One of the critics who broke the embargo was Dominic Cavendish of the Daily Telegraph seems to agree with Roth in his opening paragraph, but then offered a weird defence: "Don’t judge a book by its cover. Don’t judge a production by its first preview. In the case of Benedict Cumberbatch’s Hamlet, though, the pressure to deliver a verdict at lightning-speed is intense, and in a sense he only has himself to blame." Huh? That's a bit like saying a molested woman only has herself to blame for dressing too provocatively.
Theatre Poster censured for causing distress on London Tube The producers of an immersive theatrical zombie show The Generation of Z: Apocalypse that recently ran in London have been officially censured for their promotional material that appeared on the London tube network. The Advertising Standards Authority, which polices the suitability of public advertising in the U.K, had received two complaints about the poster, stating that they were not suitable in an "untargeted medium" where children could see them.
The ASA agreed that they could cause "distress" to younger children, and that the poster therefore breached the code in relation to social responsibility. The ASA also informed the producers to ensure its "marketing was responsibly targeted."
This follows a controversy in May, reported here, when posters for the play Bad Jews were similarly withdrawn on the London underground. A single complaint had been filed with the ASA, who dismissed it, but Transport for London banned them, giving no official reason for doing so.
Opening this Week: Going Baa
- It's a quiet week in London for new shows (apart from the noise being generated by Hamlet), as the arts focus turns towards the now-running Edinburgh Festival. But one production that sounds like the sort of stunt you'd get up there gets reprised in London this week: King Lear with Sheep is a version of Shakespeare's play starring one man and nine sheep, opening August 13 at Hoxton's Courtyard Theatre. Featuring a mix of Shetland sheep, Suffolk crosses and a curly horned Whitefaced Woodland from Vauxhall City Farm, they play the Shakespearean cast, and the single human actor is the harried director trying but failing to put on a production of King Lear.

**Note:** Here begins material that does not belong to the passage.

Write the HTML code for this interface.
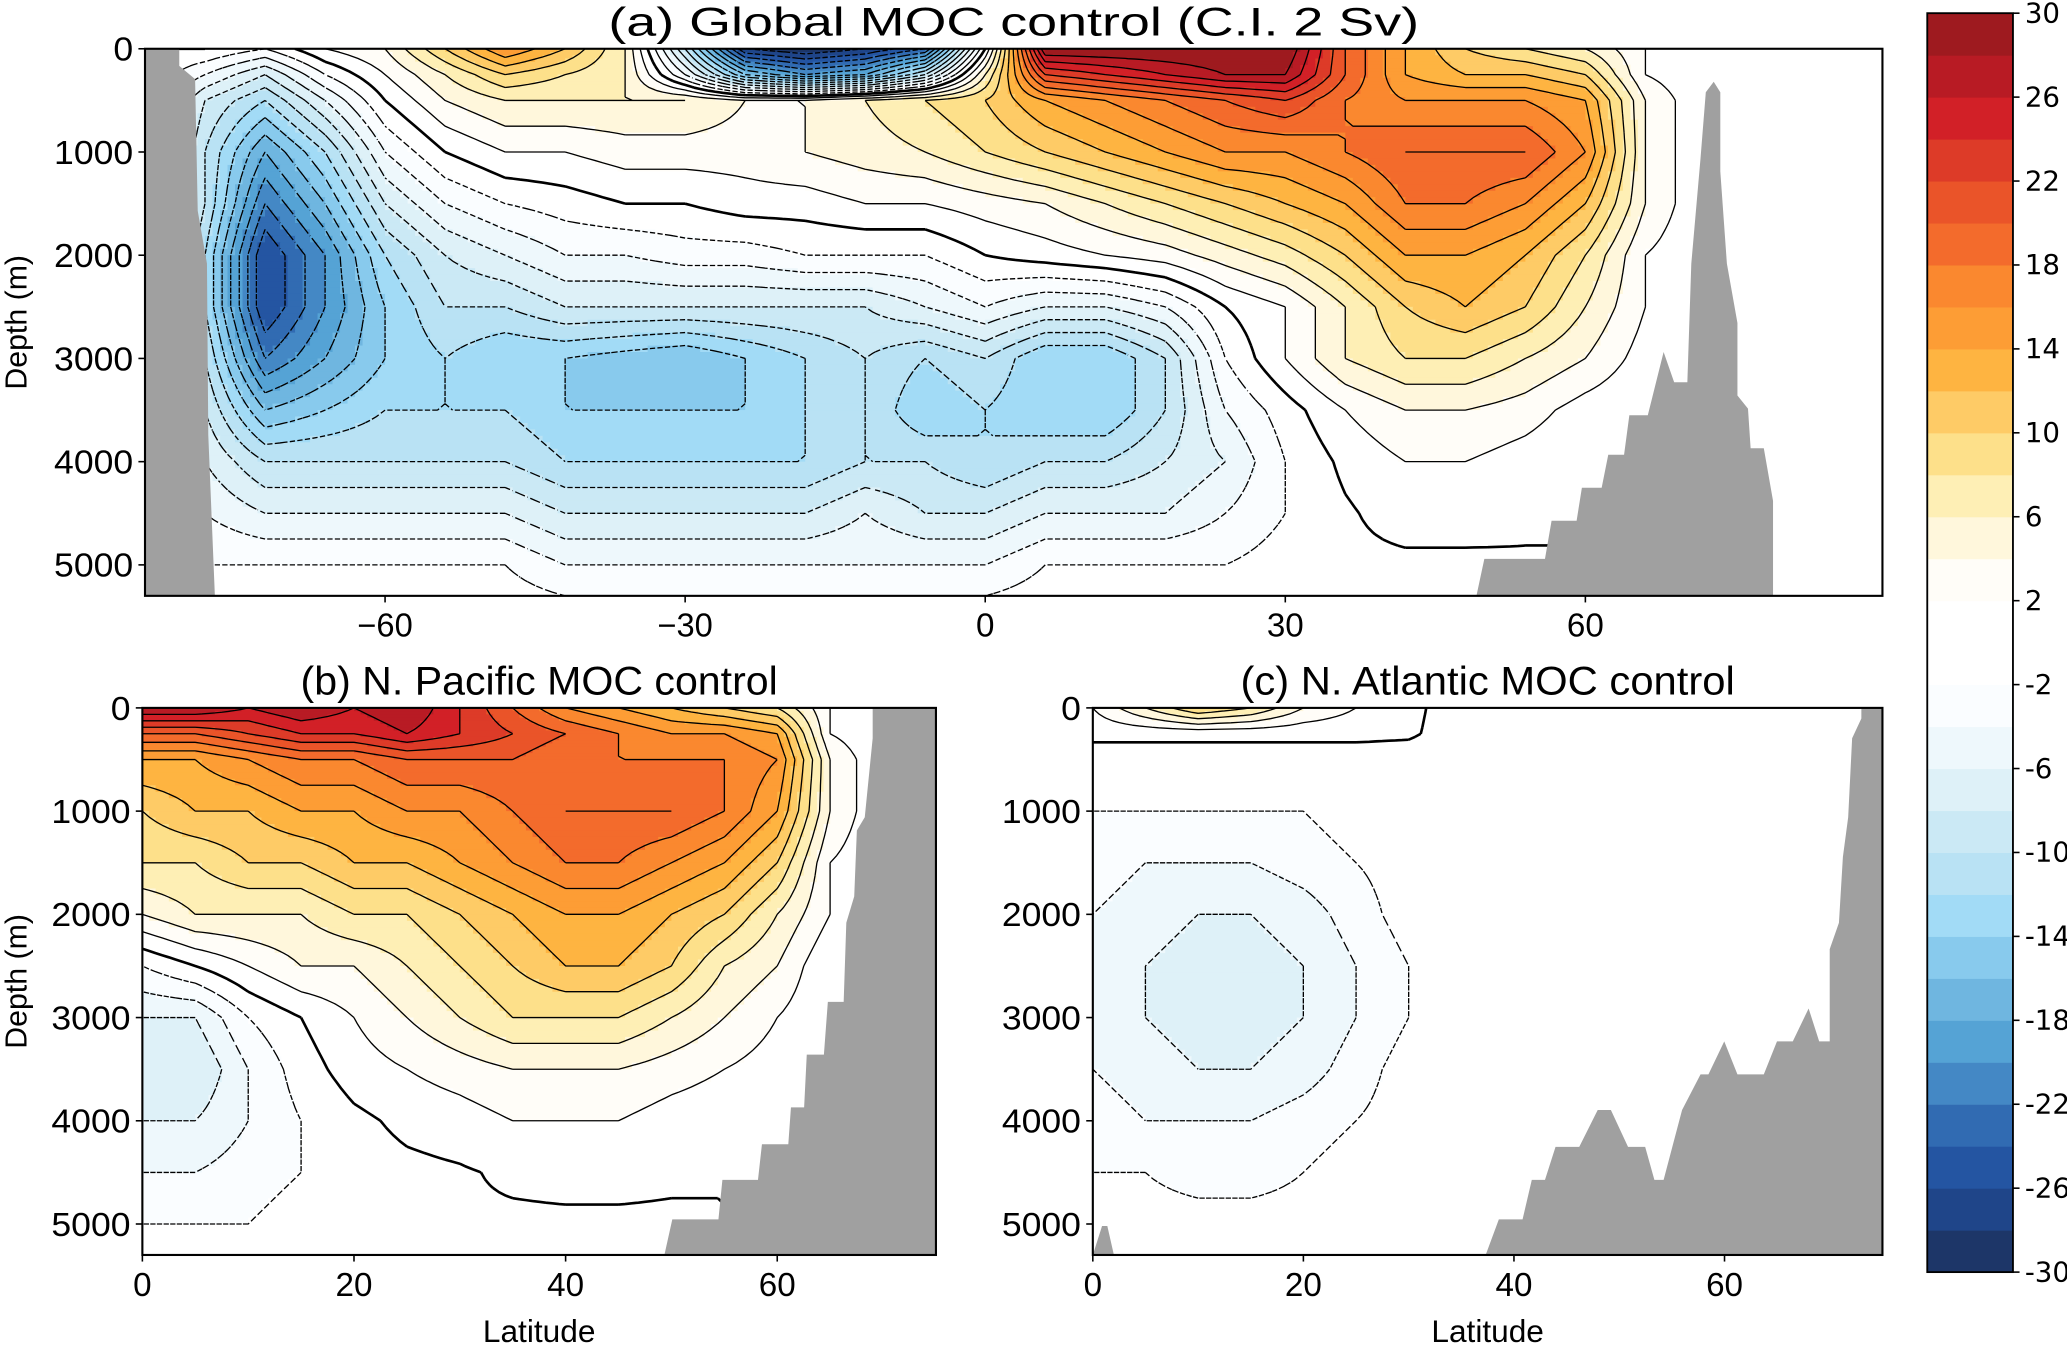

- Beyond London, the stage version of Priscilla Queen of the Desert — seen in Australia, the West End and on Broadway — is revived for a regional tour, kicking off at Manchester's Opera House from July 14, with a cast led by former pop stars: Duncan James (formerly of Blue, who previously starred in the West End in Legally Blonde stars as Tick for dates up to Sept.– 26, and is then succeeded by Jason Donovan (who played the role in the show's West End premiere) for dates from September 28 to October 31. Thereafter, they alternate.
- The most distressing story of the week was the tragic death of 38-year-old dancer Jonathan Olliver in a motorbike accident on the same day that he was due to dance the lead in the final London performance of Matthew Bourne's The Car Man at Sadler's Wells, which was duly canceled. Olliver, who also starred in a U.K tour of the stage version of Dirty Dancing, has previously also danced the Swan in Bourne's production of Swan Lake. In a tribute, Bourne said, "A man of great warmth and charm, Jonny was a true gent, loved and respected by his colleagues and adored by audiences who were mesmerised by his memorable performances on stage."
- Kinky Boots, scripted by Harvey Fierstein, opens in the West End Sept. 15 — and the very next night his 2014 play Casa Valentina is to receive its UK premiere at Southwark Playhouse.
- The West End is to have 80 world premieres of new musicals in a row: Showstopper! The Improvised Musical, which has previously played West End one-nighters and fringe and festival runs, is to have its first full West End run, Sept. 24 to Nov. 29 at the Apollo Theatre. Nightly the company creates a real musical from scratch— not just an improv night with songs, but a full story with stories and characters, a live band, and spontaneous choreography.
- Stardust Road, a musical celebration of the work of Hoagy Carmichael that was being produced by his son Hoagy B Carmichael, that was to receive its world premiere at London's St James at the end of October has been postponed, after financing fell through. It was to have been directed by Broadway's Susan H. Schulman.
- The U.K premiere of Broadway's Xanadu, the 2007 stage version of the cult 1980 film, is to feature Carly Anderson (currently in the West End's Sunny Afternoon), Olivier nominee Alison Jiear (currently in The 3 Little Pigs) and Samuel Edwards (recently Fiyero in Wicked on tour), when it runs at Southwark Playhouse from Oct. 16.